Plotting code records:
— START —

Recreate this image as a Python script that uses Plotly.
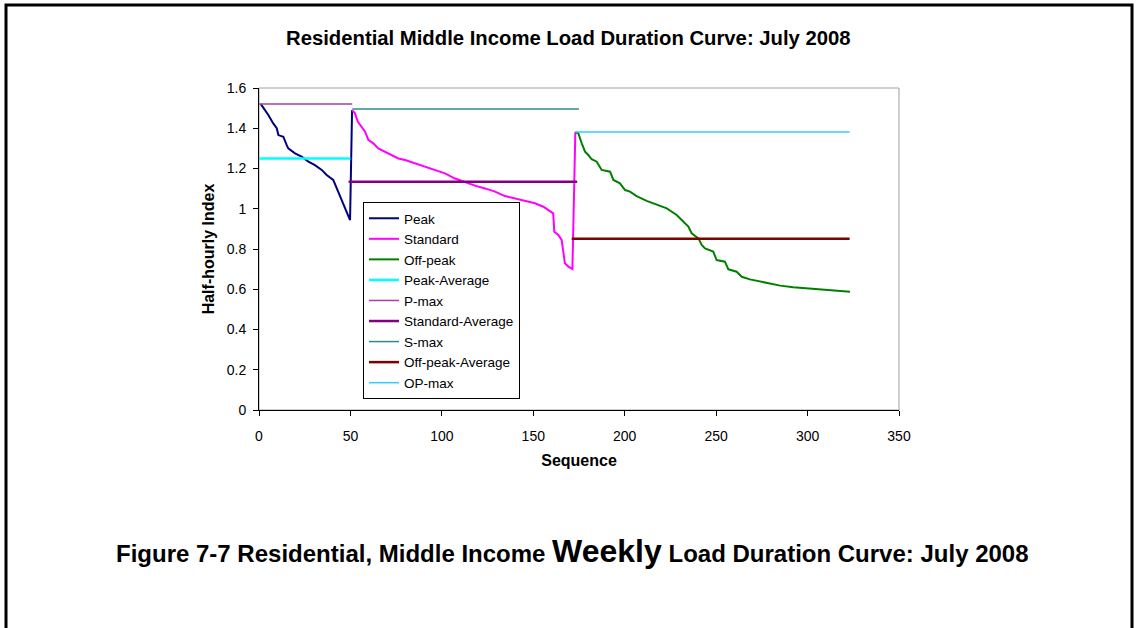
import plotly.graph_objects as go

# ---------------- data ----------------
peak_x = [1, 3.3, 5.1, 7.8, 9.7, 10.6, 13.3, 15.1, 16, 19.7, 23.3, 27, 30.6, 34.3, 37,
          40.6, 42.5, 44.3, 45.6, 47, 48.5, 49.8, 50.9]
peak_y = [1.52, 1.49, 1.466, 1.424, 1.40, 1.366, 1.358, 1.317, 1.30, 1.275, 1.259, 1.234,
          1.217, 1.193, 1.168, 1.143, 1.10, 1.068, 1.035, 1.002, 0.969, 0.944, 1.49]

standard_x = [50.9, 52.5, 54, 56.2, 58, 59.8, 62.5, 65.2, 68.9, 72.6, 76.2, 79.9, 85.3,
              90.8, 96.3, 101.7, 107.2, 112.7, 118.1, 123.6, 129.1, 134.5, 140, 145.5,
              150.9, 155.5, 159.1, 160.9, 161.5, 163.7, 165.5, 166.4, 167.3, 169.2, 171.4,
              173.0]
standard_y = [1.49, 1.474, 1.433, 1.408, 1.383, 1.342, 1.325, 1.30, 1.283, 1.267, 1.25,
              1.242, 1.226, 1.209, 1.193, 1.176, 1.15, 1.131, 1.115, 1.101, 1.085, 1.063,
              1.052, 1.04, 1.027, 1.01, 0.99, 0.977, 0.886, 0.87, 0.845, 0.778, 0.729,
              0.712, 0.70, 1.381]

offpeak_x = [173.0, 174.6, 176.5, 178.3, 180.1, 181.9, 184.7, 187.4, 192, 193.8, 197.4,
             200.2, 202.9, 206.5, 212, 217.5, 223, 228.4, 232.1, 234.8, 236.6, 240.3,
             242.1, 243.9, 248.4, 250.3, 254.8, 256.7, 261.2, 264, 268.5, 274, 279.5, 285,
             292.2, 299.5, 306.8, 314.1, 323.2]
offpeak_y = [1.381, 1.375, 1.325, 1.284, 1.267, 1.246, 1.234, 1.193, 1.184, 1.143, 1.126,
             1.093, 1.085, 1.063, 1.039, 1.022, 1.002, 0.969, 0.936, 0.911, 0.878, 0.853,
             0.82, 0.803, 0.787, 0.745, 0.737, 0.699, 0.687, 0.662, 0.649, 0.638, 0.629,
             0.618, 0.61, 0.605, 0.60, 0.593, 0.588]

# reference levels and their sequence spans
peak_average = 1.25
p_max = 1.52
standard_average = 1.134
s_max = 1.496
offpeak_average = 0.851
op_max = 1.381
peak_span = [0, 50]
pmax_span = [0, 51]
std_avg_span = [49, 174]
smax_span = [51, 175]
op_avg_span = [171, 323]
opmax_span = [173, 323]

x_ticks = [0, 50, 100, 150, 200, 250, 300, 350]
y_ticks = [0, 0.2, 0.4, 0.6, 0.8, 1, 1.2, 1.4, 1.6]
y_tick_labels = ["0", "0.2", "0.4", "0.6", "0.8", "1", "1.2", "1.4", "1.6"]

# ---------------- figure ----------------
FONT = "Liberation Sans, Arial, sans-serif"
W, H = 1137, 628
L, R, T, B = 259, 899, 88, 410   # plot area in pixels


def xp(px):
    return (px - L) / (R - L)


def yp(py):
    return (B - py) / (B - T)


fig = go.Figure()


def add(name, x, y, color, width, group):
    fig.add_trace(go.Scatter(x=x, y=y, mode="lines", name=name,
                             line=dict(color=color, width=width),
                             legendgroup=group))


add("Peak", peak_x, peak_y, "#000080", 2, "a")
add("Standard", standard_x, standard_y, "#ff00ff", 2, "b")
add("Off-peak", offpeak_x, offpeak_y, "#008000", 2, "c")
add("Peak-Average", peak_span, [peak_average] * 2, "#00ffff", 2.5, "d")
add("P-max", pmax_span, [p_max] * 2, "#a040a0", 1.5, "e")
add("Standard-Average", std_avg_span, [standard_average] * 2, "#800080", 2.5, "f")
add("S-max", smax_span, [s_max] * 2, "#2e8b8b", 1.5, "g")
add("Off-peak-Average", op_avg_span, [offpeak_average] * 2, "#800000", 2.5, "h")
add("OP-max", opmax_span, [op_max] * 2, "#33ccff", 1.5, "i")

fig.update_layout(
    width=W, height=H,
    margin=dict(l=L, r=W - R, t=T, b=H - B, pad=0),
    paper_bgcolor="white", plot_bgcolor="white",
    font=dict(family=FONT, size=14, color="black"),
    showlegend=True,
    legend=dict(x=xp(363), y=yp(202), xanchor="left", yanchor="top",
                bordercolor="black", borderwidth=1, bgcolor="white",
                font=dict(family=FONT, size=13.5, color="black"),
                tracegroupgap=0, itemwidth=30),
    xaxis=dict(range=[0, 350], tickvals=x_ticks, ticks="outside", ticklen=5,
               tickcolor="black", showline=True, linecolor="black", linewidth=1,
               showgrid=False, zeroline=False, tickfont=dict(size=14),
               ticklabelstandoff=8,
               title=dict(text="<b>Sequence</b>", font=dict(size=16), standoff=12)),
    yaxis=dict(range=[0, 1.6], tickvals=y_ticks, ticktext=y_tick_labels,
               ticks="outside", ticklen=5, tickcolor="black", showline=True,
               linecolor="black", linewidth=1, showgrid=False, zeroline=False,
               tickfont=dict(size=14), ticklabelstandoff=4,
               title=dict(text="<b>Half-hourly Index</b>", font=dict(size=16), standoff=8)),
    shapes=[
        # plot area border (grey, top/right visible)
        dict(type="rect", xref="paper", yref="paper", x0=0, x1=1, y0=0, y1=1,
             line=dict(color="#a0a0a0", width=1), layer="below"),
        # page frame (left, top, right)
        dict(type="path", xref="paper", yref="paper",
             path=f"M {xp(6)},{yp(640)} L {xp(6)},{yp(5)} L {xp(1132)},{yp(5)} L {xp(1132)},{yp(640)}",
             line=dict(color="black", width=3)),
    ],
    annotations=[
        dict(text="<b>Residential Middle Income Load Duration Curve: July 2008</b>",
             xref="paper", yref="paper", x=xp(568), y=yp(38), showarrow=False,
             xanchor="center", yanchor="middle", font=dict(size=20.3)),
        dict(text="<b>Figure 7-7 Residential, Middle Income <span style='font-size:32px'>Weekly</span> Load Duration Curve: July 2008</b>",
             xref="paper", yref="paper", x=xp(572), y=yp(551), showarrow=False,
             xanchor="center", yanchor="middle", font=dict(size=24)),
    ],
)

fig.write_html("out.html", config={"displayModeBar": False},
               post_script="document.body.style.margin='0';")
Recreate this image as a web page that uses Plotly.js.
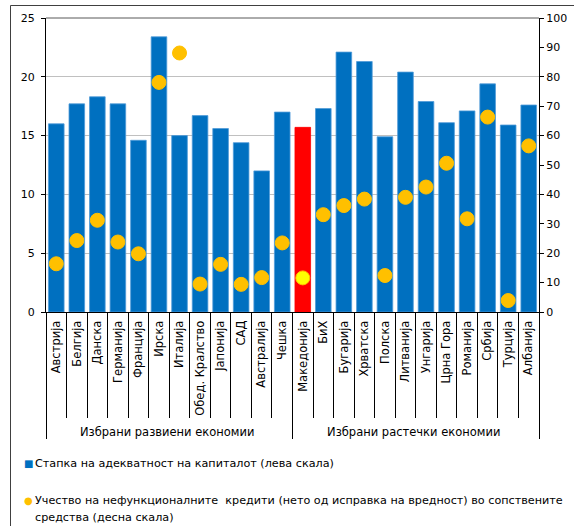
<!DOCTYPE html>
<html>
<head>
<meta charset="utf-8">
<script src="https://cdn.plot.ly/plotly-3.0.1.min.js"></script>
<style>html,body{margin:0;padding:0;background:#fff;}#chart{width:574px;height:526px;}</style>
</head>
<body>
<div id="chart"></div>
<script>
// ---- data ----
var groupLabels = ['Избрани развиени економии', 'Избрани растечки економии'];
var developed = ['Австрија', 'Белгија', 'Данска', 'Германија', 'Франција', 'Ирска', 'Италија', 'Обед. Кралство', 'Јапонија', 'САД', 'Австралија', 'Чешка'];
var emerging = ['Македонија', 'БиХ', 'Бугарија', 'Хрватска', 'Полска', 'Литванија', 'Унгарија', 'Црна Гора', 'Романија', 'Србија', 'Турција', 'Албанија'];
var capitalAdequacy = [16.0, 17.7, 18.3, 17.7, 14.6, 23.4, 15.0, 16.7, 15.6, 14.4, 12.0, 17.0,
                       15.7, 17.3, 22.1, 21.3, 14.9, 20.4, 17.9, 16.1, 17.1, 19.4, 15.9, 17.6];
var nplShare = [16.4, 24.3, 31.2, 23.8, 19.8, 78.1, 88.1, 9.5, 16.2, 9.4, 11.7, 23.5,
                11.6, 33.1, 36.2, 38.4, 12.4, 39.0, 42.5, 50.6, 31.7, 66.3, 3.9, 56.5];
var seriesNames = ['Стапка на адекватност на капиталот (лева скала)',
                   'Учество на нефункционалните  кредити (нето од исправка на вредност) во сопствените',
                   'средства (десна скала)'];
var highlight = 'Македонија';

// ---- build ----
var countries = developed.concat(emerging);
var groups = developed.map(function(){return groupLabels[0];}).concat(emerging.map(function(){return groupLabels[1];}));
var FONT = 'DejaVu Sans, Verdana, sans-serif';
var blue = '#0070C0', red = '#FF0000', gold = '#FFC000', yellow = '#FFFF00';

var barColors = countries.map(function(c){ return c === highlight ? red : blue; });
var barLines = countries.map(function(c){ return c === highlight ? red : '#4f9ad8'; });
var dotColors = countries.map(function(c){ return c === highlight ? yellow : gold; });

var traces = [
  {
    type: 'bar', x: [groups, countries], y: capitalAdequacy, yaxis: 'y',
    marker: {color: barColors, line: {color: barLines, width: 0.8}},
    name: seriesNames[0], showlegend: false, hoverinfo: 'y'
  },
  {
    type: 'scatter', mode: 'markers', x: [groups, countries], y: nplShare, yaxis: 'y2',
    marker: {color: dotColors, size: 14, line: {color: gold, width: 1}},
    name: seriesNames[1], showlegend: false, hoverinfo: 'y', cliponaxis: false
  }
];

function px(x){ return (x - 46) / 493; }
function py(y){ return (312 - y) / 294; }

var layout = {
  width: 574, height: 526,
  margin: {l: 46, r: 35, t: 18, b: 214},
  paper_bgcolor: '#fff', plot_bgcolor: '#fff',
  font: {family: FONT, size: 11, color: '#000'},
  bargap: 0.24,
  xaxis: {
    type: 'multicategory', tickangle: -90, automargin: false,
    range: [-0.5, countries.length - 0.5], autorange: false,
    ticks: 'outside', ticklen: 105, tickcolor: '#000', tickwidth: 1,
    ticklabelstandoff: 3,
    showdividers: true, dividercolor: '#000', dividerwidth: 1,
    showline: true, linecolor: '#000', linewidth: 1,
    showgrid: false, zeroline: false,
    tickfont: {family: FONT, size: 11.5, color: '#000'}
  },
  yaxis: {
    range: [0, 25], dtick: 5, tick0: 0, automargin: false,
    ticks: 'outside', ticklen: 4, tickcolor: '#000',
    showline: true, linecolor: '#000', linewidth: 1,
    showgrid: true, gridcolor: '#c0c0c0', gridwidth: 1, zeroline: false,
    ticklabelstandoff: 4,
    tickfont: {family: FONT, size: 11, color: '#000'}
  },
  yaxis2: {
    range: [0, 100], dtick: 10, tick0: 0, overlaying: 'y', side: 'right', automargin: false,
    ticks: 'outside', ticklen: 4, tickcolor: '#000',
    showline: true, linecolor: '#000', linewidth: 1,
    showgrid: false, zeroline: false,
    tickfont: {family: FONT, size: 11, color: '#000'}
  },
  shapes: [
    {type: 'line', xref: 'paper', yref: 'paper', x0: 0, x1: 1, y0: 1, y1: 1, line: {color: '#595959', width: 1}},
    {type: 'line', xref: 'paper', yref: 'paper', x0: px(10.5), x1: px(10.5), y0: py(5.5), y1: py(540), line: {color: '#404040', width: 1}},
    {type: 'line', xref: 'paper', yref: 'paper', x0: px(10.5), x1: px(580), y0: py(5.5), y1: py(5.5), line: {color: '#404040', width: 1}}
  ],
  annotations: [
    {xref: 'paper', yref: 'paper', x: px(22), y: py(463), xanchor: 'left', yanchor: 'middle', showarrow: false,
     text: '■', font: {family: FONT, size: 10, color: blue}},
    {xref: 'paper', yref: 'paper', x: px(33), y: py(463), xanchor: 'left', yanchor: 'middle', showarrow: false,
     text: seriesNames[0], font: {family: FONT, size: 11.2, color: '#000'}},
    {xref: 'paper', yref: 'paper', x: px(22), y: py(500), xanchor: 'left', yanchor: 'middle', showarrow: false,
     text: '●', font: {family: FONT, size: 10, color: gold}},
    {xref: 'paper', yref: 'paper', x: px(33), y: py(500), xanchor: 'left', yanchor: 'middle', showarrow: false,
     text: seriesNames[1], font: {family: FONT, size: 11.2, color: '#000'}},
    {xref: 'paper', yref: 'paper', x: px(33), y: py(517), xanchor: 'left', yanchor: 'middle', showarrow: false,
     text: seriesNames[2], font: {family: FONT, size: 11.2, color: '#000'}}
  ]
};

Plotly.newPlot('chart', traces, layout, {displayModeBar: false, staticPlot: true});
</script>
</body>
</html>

— END —
— START —

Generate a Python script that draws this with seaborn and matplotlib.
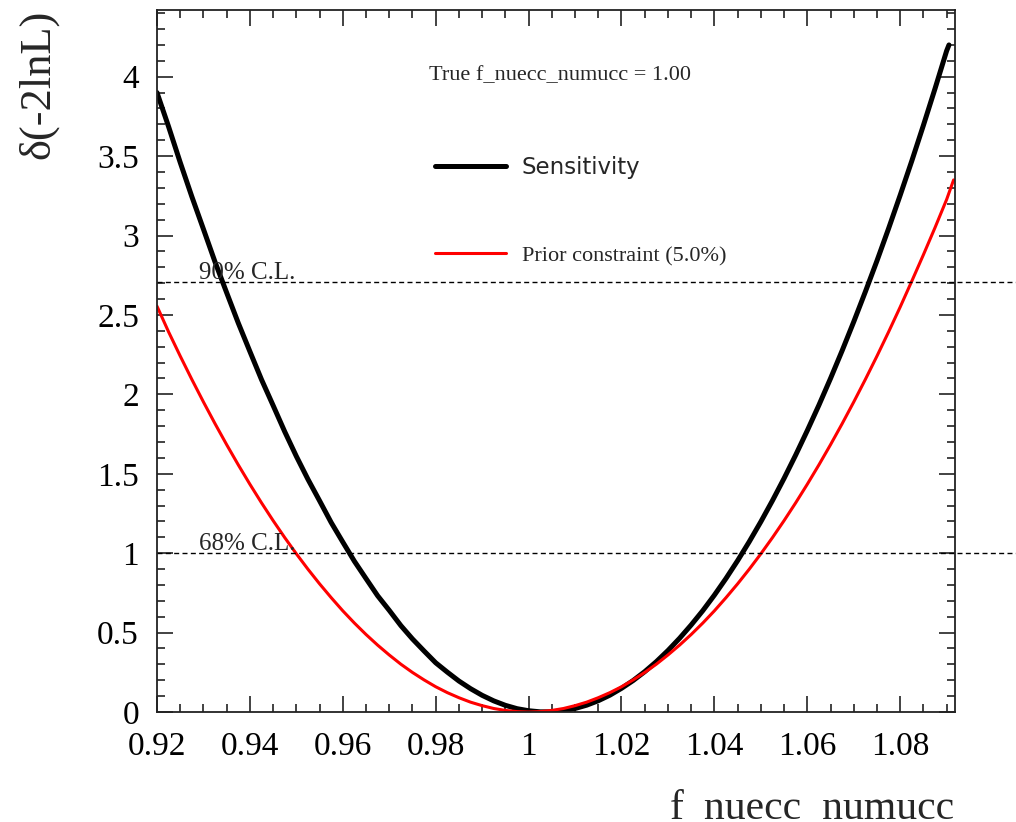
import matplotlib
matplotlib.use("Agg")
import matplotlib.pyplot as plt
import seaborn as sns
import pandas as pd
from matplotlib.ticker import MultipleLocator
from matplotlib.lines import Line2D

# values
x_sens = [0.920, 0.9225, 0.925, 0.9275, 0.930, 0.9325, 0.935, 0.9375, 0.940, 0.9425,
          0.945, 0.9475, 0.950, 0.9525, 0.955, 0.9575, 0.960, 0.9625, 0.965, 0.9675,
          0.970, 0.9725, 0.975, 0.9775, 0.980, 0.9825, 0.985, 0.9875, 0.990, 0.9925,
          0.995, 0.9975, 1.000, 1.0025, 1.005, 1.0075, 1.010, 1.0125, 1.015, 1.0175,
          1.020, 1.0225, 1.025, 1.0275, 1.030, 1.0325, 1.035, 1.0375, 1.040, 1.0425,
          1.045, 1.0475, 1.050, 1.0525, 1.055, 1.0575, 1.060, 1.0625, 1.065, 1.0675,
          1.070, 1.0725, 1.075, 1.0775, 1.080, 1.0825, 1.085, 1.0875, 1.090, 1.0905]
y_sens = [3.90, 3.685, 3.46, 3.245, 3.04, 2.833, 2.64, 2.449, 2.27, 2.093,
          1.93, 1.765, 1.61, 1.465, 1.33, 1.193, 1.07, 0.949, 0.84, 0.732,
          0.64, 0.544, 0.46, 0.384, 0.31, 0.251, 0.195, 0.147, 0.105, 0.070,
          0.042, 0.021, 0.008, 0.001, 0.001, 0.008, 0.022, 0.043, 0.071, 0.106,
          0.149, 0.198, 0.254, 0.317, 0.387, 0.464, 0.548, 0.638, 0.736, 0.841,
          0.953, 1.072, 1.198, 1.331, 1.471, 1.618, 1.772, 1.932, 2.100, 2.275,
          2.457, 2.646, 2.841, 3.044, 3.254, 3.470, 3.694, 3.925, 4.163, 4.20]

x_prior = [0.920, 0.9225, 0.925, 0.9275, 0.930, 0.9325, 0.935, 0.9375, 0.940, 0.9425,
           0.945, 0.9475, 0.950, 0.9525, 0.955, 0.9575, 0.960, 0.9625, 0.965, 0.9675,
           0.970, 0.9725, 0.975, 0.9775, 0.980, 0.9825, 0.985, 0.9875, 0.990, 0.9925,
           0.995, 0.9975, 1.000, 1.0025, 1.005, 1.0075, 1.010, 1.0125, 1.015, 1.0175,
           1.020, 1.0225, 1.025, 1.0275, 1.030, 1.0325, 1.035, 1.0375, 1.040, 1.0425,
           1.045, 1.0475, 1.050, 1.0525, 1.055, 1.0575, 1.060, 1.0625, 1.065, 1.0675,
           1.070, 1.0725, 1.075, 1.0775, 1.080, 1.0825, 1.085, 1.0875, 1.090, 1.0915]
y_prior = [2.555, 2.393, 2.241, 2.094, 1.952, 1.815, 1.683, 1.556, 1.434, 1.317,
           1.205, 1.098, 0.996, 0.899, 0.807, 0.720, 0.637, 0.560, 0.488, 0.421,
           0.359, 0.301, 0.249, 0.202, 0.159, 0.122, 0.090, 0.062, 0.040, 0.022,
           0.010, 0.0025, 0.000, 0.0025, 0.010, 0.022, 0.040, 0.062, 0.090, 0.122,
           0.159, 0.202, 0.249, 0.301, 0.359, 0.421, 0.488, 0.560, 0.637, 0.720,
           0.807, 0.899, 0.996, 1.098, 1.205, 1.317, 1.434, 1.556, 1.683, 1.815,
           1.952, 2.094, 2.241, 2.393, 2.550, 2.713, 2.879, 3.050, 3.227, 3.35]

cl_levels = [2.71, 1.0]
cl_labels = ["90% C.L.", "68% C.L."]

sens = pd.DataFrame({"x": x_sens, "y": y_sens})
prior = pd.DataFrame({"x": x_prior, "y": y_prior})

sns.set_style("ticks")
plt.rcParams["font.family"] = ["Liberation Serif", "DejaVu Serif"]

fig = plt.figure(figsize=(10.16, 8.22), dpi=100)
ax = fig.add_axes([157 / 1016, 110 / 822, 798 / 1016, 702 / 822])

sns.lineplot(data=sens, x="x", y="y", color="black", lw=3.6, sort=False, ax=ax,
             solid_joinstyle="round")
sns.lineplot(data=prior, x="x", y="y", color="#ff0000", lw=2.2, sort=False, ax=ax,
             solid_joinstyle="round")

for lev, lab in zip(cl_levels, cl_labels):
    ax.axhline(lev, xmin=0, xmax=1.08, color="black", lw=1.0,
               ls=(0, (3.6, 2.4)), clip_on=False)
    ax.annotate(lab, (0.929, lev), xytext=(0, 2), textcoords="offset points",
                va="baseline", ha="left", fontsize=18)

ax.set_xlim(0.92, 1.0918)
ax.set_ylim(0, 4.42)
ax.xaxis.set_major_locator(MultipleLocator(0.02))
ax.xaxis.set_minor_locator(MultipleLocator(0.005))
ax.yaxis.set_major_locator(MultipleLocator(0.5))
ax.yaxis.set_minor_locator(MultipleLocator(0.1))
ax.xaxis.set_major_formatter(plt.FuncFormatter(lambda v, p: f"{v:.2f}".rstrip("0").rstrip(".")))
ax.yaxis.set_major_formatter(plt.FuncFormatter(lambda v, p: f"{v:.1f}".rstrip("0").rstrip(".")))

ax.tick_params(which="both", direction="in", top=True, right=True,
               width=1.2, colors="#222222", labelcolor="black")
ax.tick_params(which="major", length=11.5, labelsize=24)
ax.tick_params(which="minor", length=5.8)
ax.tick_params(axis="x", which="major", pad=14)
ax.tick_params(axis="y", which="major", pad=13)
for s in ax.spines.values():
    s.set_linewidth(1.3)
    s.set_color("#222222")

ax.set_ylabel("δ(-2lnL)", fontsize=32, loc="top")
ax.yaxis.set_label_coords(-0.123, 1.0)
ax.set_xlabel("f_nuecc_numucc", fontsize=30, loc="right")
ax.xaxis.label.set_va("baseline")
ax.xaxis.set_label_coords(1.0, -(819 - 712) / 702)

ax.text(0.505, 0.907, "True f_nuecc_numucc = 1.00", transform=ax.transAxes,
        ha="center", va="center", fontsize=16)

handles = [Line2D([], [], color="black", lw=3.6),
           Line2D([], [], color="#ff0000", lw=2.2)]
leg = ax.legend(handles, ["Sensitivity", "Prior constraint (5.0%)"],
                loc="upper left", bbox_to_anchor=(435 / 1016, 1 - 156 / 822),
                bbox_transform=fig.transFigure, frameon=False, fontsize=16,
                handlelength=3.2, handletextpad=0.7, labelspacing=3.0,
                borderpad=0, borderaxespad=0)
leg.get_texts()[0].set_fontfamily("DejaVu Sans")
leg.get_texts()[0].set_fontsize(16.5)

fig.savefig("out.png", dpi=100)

— END —

Copy the lines above exactly, starting with the line that contains "Generate a Python" and ending with the line that contains "from matplotlib.lines import Line2D", and leave out any pictures.

Generate a Python script that draws this with seaborn and matplotlib.
import matplotlib
matplotlib.use("Agg")
import matplotlib.pyplot as plt
import seaborn as sns
import pandas as pd
from matplotlib.ticker import MultipleLocator
from matplotlib.lines import Line2D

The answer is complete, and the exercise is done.